EXERCISE. Strip the pictures and reproduce the rest of the listing exactly.

——————————

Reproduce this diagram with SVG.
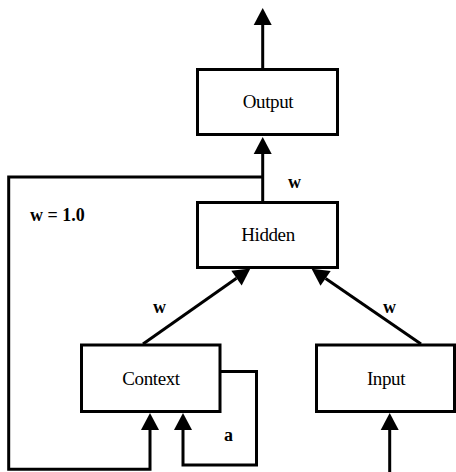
<svg xmlns="http://www.w3.org/2000/svg" width="456" height="472" viewBox="0 0 456 472">
<style>
.box{fill:#fff;stroke:#000;stroke-width:3}
.ln{fill:none;stroke:#000;stroke-width:3;stroke-linejoin:miter}
text{font-family:'Liberation Serif','DejaVu Serif',serif;fill:#000}
.lbl{font-size:19px;text-anchor:middle;letter-spacing:-0.4px}
.w{font-size:18px;font-weight:bold}
</style>
<defs>
<marker id="ah" markerUnits="userSpaceOnUse" markerWidth="18" markerHeight="20" refX="0" refY="9.5" orient="auto" viewBox="0 0 18 20" overflow="visible">
<path d="M0,0.5 L17,9.5 L0,18.5 z" fill="#000"/>
</marker>
</defs>
<g id="connectors">
<path class="ln" d="M262.7,69 V25" marker-end="url(#ah)"/>
<path class="ln" d="M262.7,202 V154" marker-end="url(#ah)"/>
<path class="ln" d="M262.7,177 H8.7 V469.3 H150 V430" marker-end="url(#ah)"/>
<path class="ln" d="M220,371.5 H256.5 V465 H183 V430" marker-end="url(#ah)"/>
<path class="ln" d="M389.7,472 V430" marker-end="url(#ah)"/>
<path class="ln" d="M143,344 L236.5,278.2" marker-end="url(#ah)"/>
<path class="ln" d="M421,344 L325.6,278.4" marker-end="url(#ah)"/>
</g>
<g id="output"><rect class="box" x="197.5" y="69.5" width="140" height="65"/><text class="lbl" x="268" y="108" font-family="Liberation Serif, serif">Output</text></g>
<g id="hidden"><rect class="box" x="197.5" y="202.5" width="140" height="65"/><text class="lbl" x="268" y="241" font-family="Liberation Serif, serif">Hidden</text></g>
<g id="context"><rect class="box" x="81.5" y="345" width="138.5" height="66.5"/><text class="lbl" x="151" y="385" font-family="Liberation Serif, serif">Context</text></g>
<g id="input"><rect class="box" x="316.5" y="345" width="138" height="66.5"/><text class="lbl" x="386" y="385" font-family="Liberation Serif, serif">Input</text></g>
<g id="labels">
<text class="w" x="288" y="188">w</text>
<text class="w" x="30" y="221">w = 1.0</text>
<text class="w" x="153" y="313">w</text>
<text class="w" x="383" y="313">w</text>
<text class="w" x="224" y="441">a</text>
</g>
</svg>
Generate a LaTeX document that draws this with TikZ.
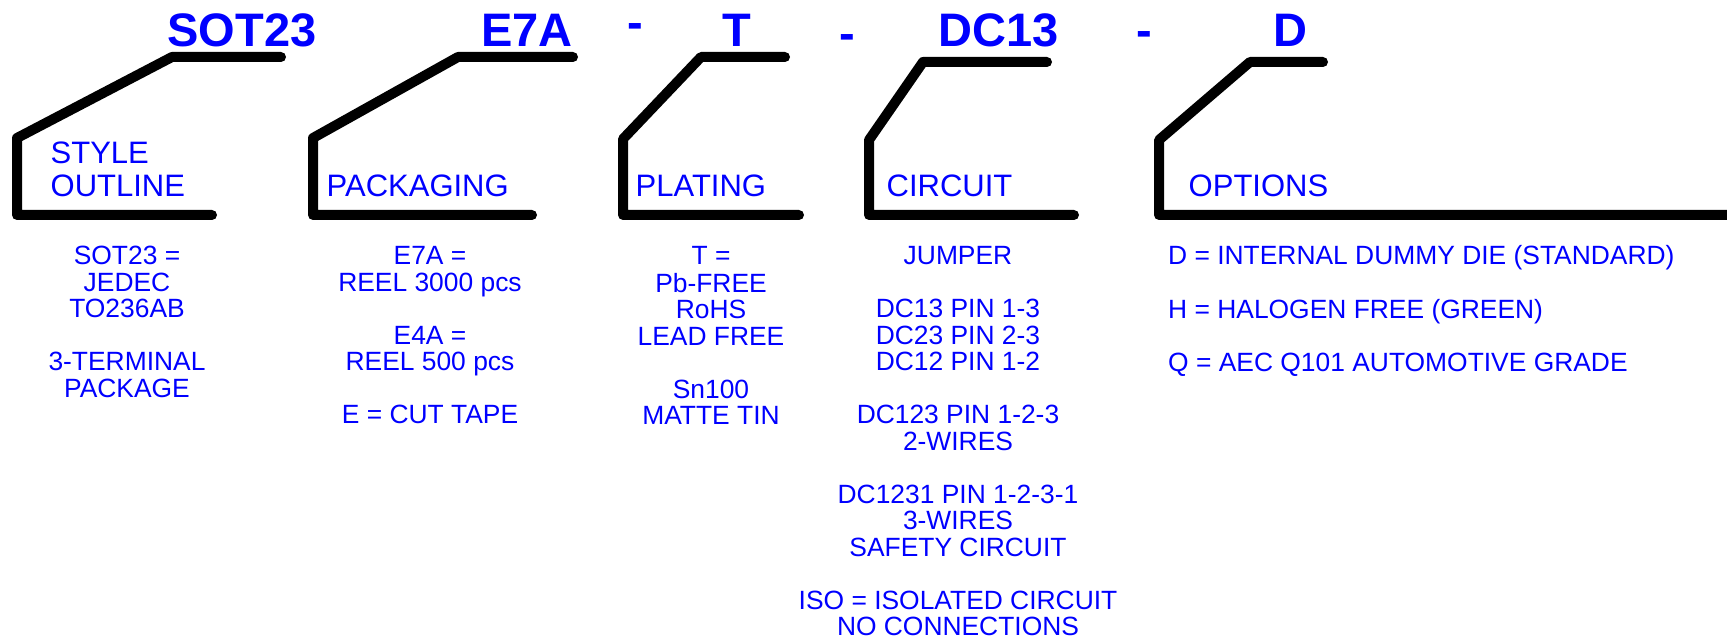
\documentclass[tikz,border=0pt]{standalone}
\usepackage{fontspec}
\setmainfont{Liberation Sans}
\begin{document}
\begin{tikzpicture}[x=1pt,y=-1pt,
  bracket/.style={line width=10pt,line cap=round,line join=round},
  code/.style={text=blue,font=\fontsize{47}{47}\selectfont\bfseries,inner sep=0pt,anchor=base},
  field/.style={text=blue,font=\fontsize{31}{33}\selectfont,inner sep=0pt,anchor=base west},
  desc/.style={text=blue,font=\fontsize{26.4}{26.5}\selectfont,inner sep=0pt,anchor=base},
  descl/.style={desc,anchor=base west},
]
\useasboundingbox (0,0) rectangle (1727,639);
\clip (0,0) rectangle (1727,639);

% brackets
\draw[bracket] (281,57) -- (172,57) -- (17,138) -- (17,215) -- (212,215);
\draw[bracket] (573,57) -- (458,57) -- (313,138) -- (313,215) -- (532,215);
\draw[bracket] (785,57) -- (701,57) -- (623,139) -- (623,215) -- (799,215);
\draw[bracket] (1047,62) -- (923,62) -- (869,140) -- (869,215) -- (1074,215);
\draw[bracket] (1323,62) -- (1250,62) -- (1159,140) -- (1159,215) -- (1760,215);

% part number
\node[code] (c1) at (242,47) {SOT23};
\node[code] (c2) at (527,47) {E7A};
\node[code] (d1) at (635,39) {-};
\node[code] (c3) at (737,47) {T};
\node[code] (d2) at (847,50) {-};
\node[code] (c4) at (999,47) {DC13};
\node[code] (d3) at (1144,47) {-};
\node[code] (c5) at (1290,47) {D};

% field labels
\node[field] (f1a) at (50.5,164) {STYLE};
\node[field] (f1b) at (50.5,197) {OUTLINE};
\node[field] (f2) at (326.5,197) {PACKAGING};
\node[field] (f3) at (635.5,197) {PLATING};
\node[field] (f4) at (886.5,197) {CIRCUIT};
\node[field] (f5) at (1188.5,197) {OPTIONS};

% descriptions
\node[desc] (t1) at (127,265) {\begin{tabular}[t]{@{}c@{}}SOT23 =\\JEDEC\\TO236AB\\ \\3-TERMINAL\\PACKAGE\end{tabular}};
\node[desc] (t2) at (430,265) {\begin{tabular}[t]{@{}c@{}}E7A =\\REEL 3000 pcs\\ \\E4A =\\REEL 500 pcs\\ \\E = CUT TAPE\end{tabular}};
\node[desc] (t3) at (711,265) {\begin{tabular}[t]{@{}c@{}}T =\\Pb-FREE\\RoHS\\LEAD FREE\\ \\Sn100\\MATTE TIN\end{tabular}};
\node[desc] (t4) at (958,265) {\begin{tabular}[t]{@{}c@{}}JUMPER\\ \\DC13 PIN 1-3\\DC23 PIN 2-3\\DC12 PIN 1-2\\ \\DC123 PIN 1-2-3\\2-WIRES\\ \\DC1231 PIN 1-2-3-1\\3-WIRES\\SAFETY CIRCUIT\\ \\ISO = ISOLATED CIRCUIT\\NO CONNECTIONS\end{tabular}};
\node[descl] (t5) at (1168,265) {\begin{tabular}[t]{@{}l@{}}D = INTERNAL DUMMY DIE (STANDARD)\\ \\H = HALOGEN FREE (GREEN)\\ \\Q = AEC Q101 AUTOMOTIVE GRADE\end{tabular}};
\end{tikzpicture}
\end{document}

——————————

REPLY TO THE EXERCISE.
Reproduce this diagram with SVG.
<svg xmlns="http://www.w3.org/2000/svg" width="456" height="472" viewBox="0 0 456 472">
<style>
.box{fill:#fff;stroke:#000;stroke-width:3}
.ln{fill:none;stroke:#000;stroke-width:3;stroke-linejoin:miter}
text{font-family:'Liberation Serif','DejaVu Serif',serif;fill:#000}
.lbl{font-size:19px;text-anchor:middle;letter-spacing:-0.4px}
.w{font-size:18px;font-weight:bold}
</style>
<defs>
<marker id="ah" markerUnits="userSpaceOnUse" markerWidth="18" markerHeight="20" refX="0" refY="9.5" orient="auto" viewBox="0 0 18 20" overflow="visible">
<path d="M0,0.5 L17,9.5 L0,18.5 z" fill="#000"/>
</marker>
</defs>
<g id="connectors">
<path class="ln" d="M262.7,69 V25" marker-end="url(#ah)"/>
<path class="ln" d="M262.7,202 V154" marker-end="url(#ah)"/>
<path class="ln" d="M262.7,177 H8.7 V469.3 H150 V430" marker-end="url(#ah)"/>
<path class="ln" d="M220,371.5 H256.5 V465 H183 V430" marker-end="url(#ah)"/>
<path class="ln" d="M389.7,472 V430" marker-end="url(#ah)"/>
<path class="ln" d="M143,344 L236.5,278.2" marker-end="url(#ah)"/>
<path class="ln" d="M421,344 L325.6,278.4" marker-end="url(#ah)"/>
</g>
<g id="output"><rect class="box" x="197.5" y="69.5" width="140" height="65"/><text class="lbl" x="268" y="108" font-family="Liberation Serif, serif">Output</text></g>
<g id="hidden"><rect class="box" x="197.5" y="202.5" width="140" height="65"/><text class="lbl" x="268" y="241" font-family="Liberation Serif, serif">Hidden</text></g>
<g id="context"><rect class="box" x="81.5" y="345" width="138.5" height="66.5"/><text class="lbl" x="151" y="385" font-family="Liberation Serif, serif">Context</text></g>
<g id="input"><rect class="box" x="316.5" y="345" width="138" height="66.5"/><text class="lbl" x="386" y="385" font-family="Liberation Serif, serif">Input</text></g>
<g id="labels">
<text class="w" x="288" y="188">w</text>
<text class="w" x="30" y="221">w = 1.0</text>
<text class="w" x="153" y="313">w</text>
<text class="w" x="383" y="313">w</text>
<text class="w" x="224" y="441">a</text>
</g>
</svg>
Generate a LaTeX document that draws this with TikZ.
\documentclass[tikz,border=0pt]{standalone}
\usepackage{fontspec}
\setmainfont{Liberation Sans}
\begin{document}
\begin{tikzpicture}[x=1pt,y=-1pt,
  bracket/.style={line width=10pt,line cap=round,line join=round},
  code/.style={text=blue,font=\fontsize{47}{47}\selectfont\bfseries,inner sep=0pt,anchor=base},
  field/.style={text=blue,font=\fontsize{31}{33}\selectfont,inner sep=0pt,anchor=base west},
  desc/.style={text=blue,font=\fontsize{26.4}{26.5}\selectfont,inner sep=0pt,anchor=base},
  descl/.style={desc,anchor=base west},
]
\useasboundingbox (0,0) rectangle (1727,639);
\clip (0,0) rectangle (1727,639);

% brackets
\draw[bracket] (281,57) -- (172,57) -- (17,138) -- (17,215) -- (212,215);
\draw[bracket] (573,57) -- (458,57) -- (313,138) -- (313,215) -- (532,215);
\draw[bracket] (785,57) -- (701,57) -- (623,139) -- (623,215) -- (799,215);
\draw[bracket] (1047,62) -- (923,62) -- (869,140) -- (869,215) -- (1074,215);
\draw[bracket] (1323,62) -- (1250,62) -- (1159,140) -- (1159,215) -- (1760,215);

% part number
\node[code] (c1) at (242,47) {SOT23};
\node[code] (c2) at (527,47) {E7A};
\node[code] (d1) at (635,39) {-};
\node[code] (c3) at (737,47) {T};
\node[code] (d2) at (847,50) {-};
\node[code] (c4) at (999,47) {DC13};
\node[code] (d3) at (1144,47) {-};
\node[code] (c5) at (1290,47) {D};

% field labels
\node[field] (f1a) at (50.5,164) {STYLE};
\node[field] (f1b) at (50.5,197) {OUTLINE};
\node[field] (f2) at (326.5,197) {PACKAGING};
\node[field] (f3) at (635.5,197) {PLATING};
\node[field] (f4) at (886.5,197) {CIRCUIT};
\node[field] (f5) at (1188.5,197) {OPTIONS};

% descriptions
\node[desc] (t1) at (127,265) {\begin{tabular}[t]{@{}c@{}}SOT23 =\\JEDEC\\TO236AB\\ \\3-TERMINAL\\PACKAGE\end{tabular}};
\node[desc] (t2) at (430,265) {\begin{tabular}[t]{@{}c@{}}E7A =\\REEL 3000 pcs\\ \\E4A =\\REEL 500 pcs\\ \\E = CUT TAPE\end{tabular}};
\node[desc] (t3) at (711,265) {\begin{tabular}[t]{@{}c@{}}T =\\Pb-FREE\\RoHS\\LEAD FREE\\ \\Sn100\\MATTE TIN\end{tabular}};
\node[desc] (t4) at (958,265) {\begin{tabular}[t]{@{}c@{}}JUMPER\\ \\DC13 PIN 1-3\\DC23 PIN 2-3\\DC12 PIN 1-2\\ \\DC123 PIN 1-2-3\\2-WIRES\\ \\DC1231 PIN 1-2-3-1\\3-WIRES\\SAFETY CIRCUIT\\ \\ISO = ISOLATED CIRCUIT\\NO CONNECTIONS\end{tabular}};
\node[descl] (t5) at (1168,265) {\begin{tabular}[t]{@{}l@{}}D = INTERNAL DUMMY DIE (STANDARD)\\ \\H = HALOGEN FREE (GREEN)\\ \\Q = AEC Q101 AUTOMOTIVE GRADE\end{tabular}};
\end{tikzpicture}
\end{document}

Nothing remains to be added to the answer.